Décision du Conseil sous le
chef 1
[94] Le Conseil juge qu’il doit écarter le
témoignage de l’intimé, puisqu’il présente une force probante relativement peu
élevée étant donné qu’il offre une version différente, voire contradictoire
avec la preuve documentaire produite sous le présent chef.
[95]
Le plaignant fonde ses reproches sur l’article 5
de la Loi sur les comptables
professionnels agréés[71] qui énonce :
SECTION IV
PERMIS DE COMPTABILITÉ
PUBLIQUE
5. Pour
exercer l’activité professionnelle visée au troisième alinéa de l’article 4, à l’exception de la
mission de compilation qui n’est pas destinée exclusivement à des fins
d’administration interne, le comptable professionnel agréé doit obtenir un
permis de comptabilité publique.
Le
Conseil d’administration lui délivre le permis s’il satisfait aux conditions et
modalités de délivrance fixées dans un règlement pris par le Conseil.
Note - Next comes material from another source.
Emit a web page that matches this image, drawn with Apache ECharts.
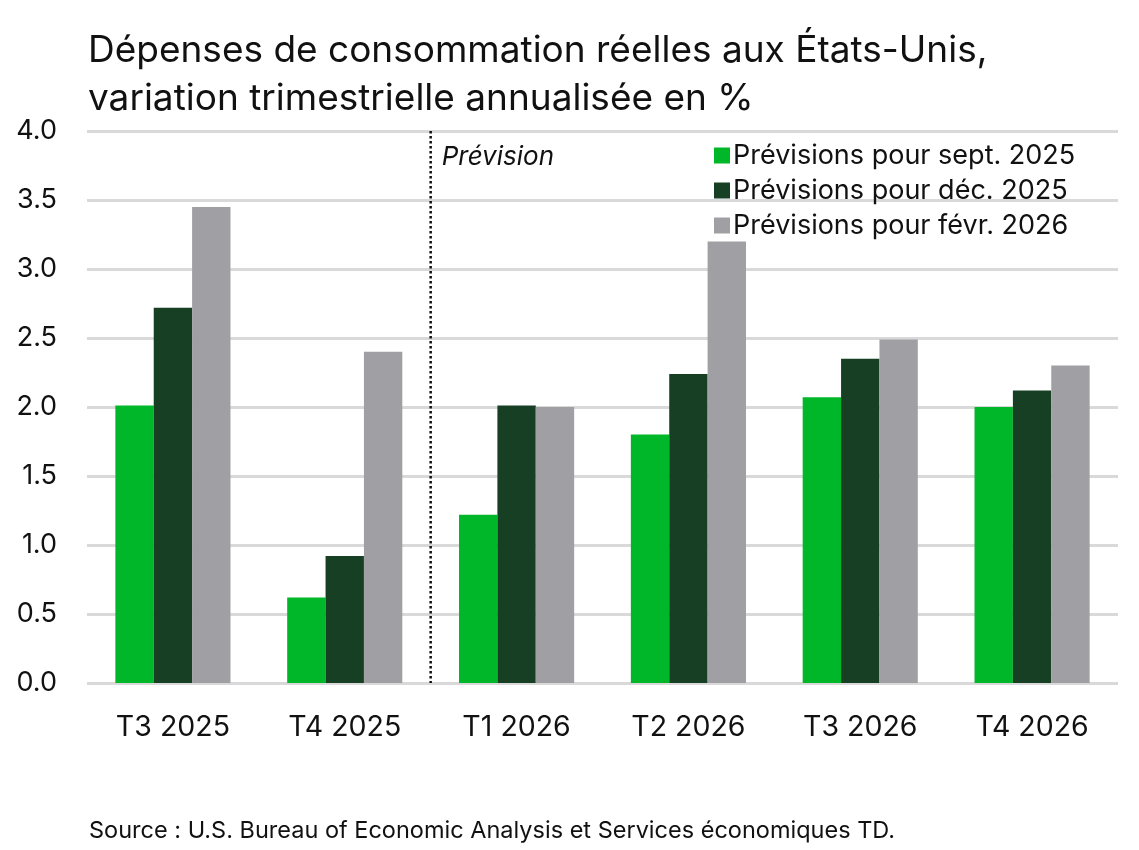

Ce
règlement détermine également :
1° les
autorisations légales d’exercer la comptabilité publique hors du Québec qui
donnent ouverture au permis ainsi que les conditions et modalités de délivrance
de ce permis applicables aux titulaires de ces autorisations légales;
2° les
conditions et modalités de délivrance du permis pour donner effet à une entente
conclue par l’Ordre en vertu d’une entente de reconnaissance mutuelle des
compétences professionnelles conclue entre le gouvernement et un autre
gouvernement et doit prévoir une révision de la décision, par des personnes
différentes de celles qui l’ont rendue, refusant de reconnaître qu’une de ces
conditions, autres que les compétences professionnelles, est remplie.
Le
premier alinéa ne s’applique pas si l’activité professionnelle qui y est visée
est exercée par :
1° une
personne en conformité avec les dispositions d’un règlement pris en application
du paragraphe h de l’article 94 du Code des professions (chapitre C-26);
2° un
comptable ou un vérificateur à l’emploi du gouvernement, dans l’exercice de ses
fonctions.
[96]
Le troisième alinéa de l’article 4 de la Loi
sur les comptables professionnels agréés précise ce qui suit :
4. […]
Dans le cadre de l’exercice
de la profession, l’activité professionnelle réservée au comptable
professionnel agréé est la comptabilité publique. Cette activité consiste à :
1° exprimer une
opinion visant à donner un niveau d’assurance à un état financier ou à toute
partie de celui-ci, ou à toute autre information liée à cet état financier; il
s’agit de la mission de certification, soit la mission d’audit et la mission
d’examen ainsi que l’émission de rapports spéciaux;
2° émettre toute forme
d’attestation, de déclaration ou d’opinion sur des informations liées à un état
financier ou à toute partie de celui-ci, ou sur l’application de procédés
d’audit spécifiés à l’égard des informations financières, autres que des états
financiers, qui ne sont pas destinés exclusivement à des fins d’administration
interne;
3° effectuer une
mission de compilation qui n’est pas destinée exclusivement à des fins
d’administration interne.
Rien dans les premier et
deuxième alinéas ne doit porter atteinte aux droits d’un membre d’un autre
ordre professionnel dans le domaine qui lui est reconnu par la loi.
[97]
L’intimé conteste avoir exercé dans le domaine de la
comptabilité publique et conteste avoir réalisé une mission d’audit au bénéfice
de la campagne électorale de Mme A.
[98]
La preuve documentaire révèle que l’intimé complète un
rapport intitulé Independant Auditor’s Report qu’il signe le 19 janvier
2021 avec son prénom et son nom suivis des mentions CPA, CMA, au bénéfice d’une
candidate, Mme A, à une élection municipale s’étant déroulée
dans la province de l’Ontario[72].
[99]
Ce rapport comprend notamment les mentions
suivantes :
JEAN
DANIEL BADETTE, CPA, CMA
INDEPENDANT
AUDITOR’S REPORT
To: City Clerk
Re: [Mme A]
Election Campaign
Qualified Opinion
We have audited the accompanying Forms 4 Financial
Statement of the [Mme A] Election Campaign, which comprise the statement of Campaign Income and
Expenses for the campaign period July 16, 2020 to November 19, 2020 and other
explanatory information.
In our opinion, except for the possible effects
of the matter described in the Basis for Qualified Opinion section of our
report, the accompanying Forms 4 Financial Statement present fairly, in
all material respects, the Statement of Income and Expenses of the [Mme A] Election
Campaign for the campaign period July 16, 2020 to November 19, 2020, and the
result of its operations for the campaign period then ended in accordance with
the financial reporting provision of section 78 of the Municipal Elections
Act, 1996 and City of Ottawa By-Law No.2018-33.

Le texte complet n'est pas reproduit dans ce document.